Here's the workflow that's worked for the agencies I've worked with on this, the realistic markup math, and the contract structure that protects both sides.
The white-label workflow, end to end
- Client onboarding. Standard intake call to define their products, target audience per product line, brand tone, color palette, and any photography assets. 30-45 minutes per client.
- Quarterly briefing. Once per quarter, you brief the white-label production service with the per-client intake data plus any new products or campaigns. Brief format is typically a CSV plus a 2-3 paragraph context summary.
- Production. The white-label service generates 150-300 pins per client per quarter using their brand templates, hook formulas, and your agency's voice guidelines.
- Review. You receive the batch as a Tailwind-ready CSV plus PNG files, labeled with your agency's branding (no third-party tool visible). You review, request revisions if needed (typically 5-10% of batch), and approve.
- Delivery to client. You deliver the approved batch to the client via your portal or shared folder. Client uploads to Pinterest themselves, or your agency manages scheduling as an add-on service.
The markup math by service tier
Tier 1 — Pin-only delivery
White-label production cost: $5-12 per pin (depending on volume and service tier). Agency resale price to client: $25-40 per pin. Markup: 3-7x. Margin: 70-85%.
Volume math: 200-pin quarterly batch for one client. Production cost: $1,000-$2,400. Client billing: $5,000-$8,000. Margin per client per quarter: $3,000-$5,600. At 5 retained clients, this single service line produces $15,000-$28,000 quarterly recurring revenue at 70%+ margin.

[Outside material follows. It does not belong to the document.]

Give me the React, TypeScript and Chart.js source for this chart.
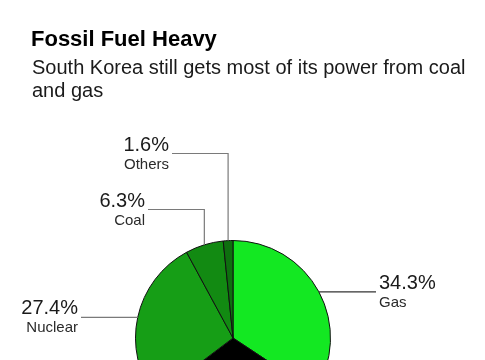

Tier 2 — Pins + scheduling
Add the scheduling work: Tailwind setup, ongoing schedule management, board curation, monthly performance reports. Production cost adds ~$200/month per client. Agency resale at $1,500-2,500/month per client all-in. Margin per client per month: $1,000-2,000. Annual recurring per client: $12,000-24,000.
Tier 3 — Full Pinterest channel management
Add strategy, audience research, ad spend management (promoted pins), monthly reporting, quarterly strategy reviews. Production cost stays similar; agency time investment doubles to ~6 hours/month per client. Agency resale at $2,500-4,500/month per client all-in. Margin per client per month: $1,500-3,000. The premium tier for serious clients.
Contract structure that protects both sides
- Minimum 3-month contract. Pinterest results compound over months; a 1-month contract sets up the client to be disappointed before the channel matures.
- Quarterly batch delivery cadence. Monthly billing for predictability, but production schedule is quarterly (matches Pinterest's algorithm cycles).
- Output guarantee, not outcome guarantee. Agency guarantees X pins delivered per quarter at agreed quality bar; agency does NOT guarantee Y sales or Z traffic increase. Outcome guarantees backfire because Pinterest performance depends on client's destination quality.
- Brand-asset ownership. All pins delivered are work-for-hire and become client property on payment. White-label service shouldn't reuse client-specific designs elsewhere.
- Pause clause. Client can pause for one quarter with 30 days' notice. Agency's white-label cost is typically pause-able too, so the margin stays intact.
- Renewal terms. Auto-renewal with 60-day cancellation window. Most clients renew after seeing first-quarter results.
What the agency does (and doesn't do)
The work the agency owns: client relationship, strategic context, brand voice translation to hook formulas, review and quality control on the white-label output, scheduling and reporting (Tier 2+), strategy reviews (Tier 3). The work the white-label service owns: production at scale, layout variety, hook generation across the volume, Tailwind CSV preparation, UTM tagging.
The split allows a 2-3 person agency to handle 5-15 retained Pinterest clients without burning out. The white-label takes the volume work off the agency's plate; the agency focuses on the work that requires client context and judgment.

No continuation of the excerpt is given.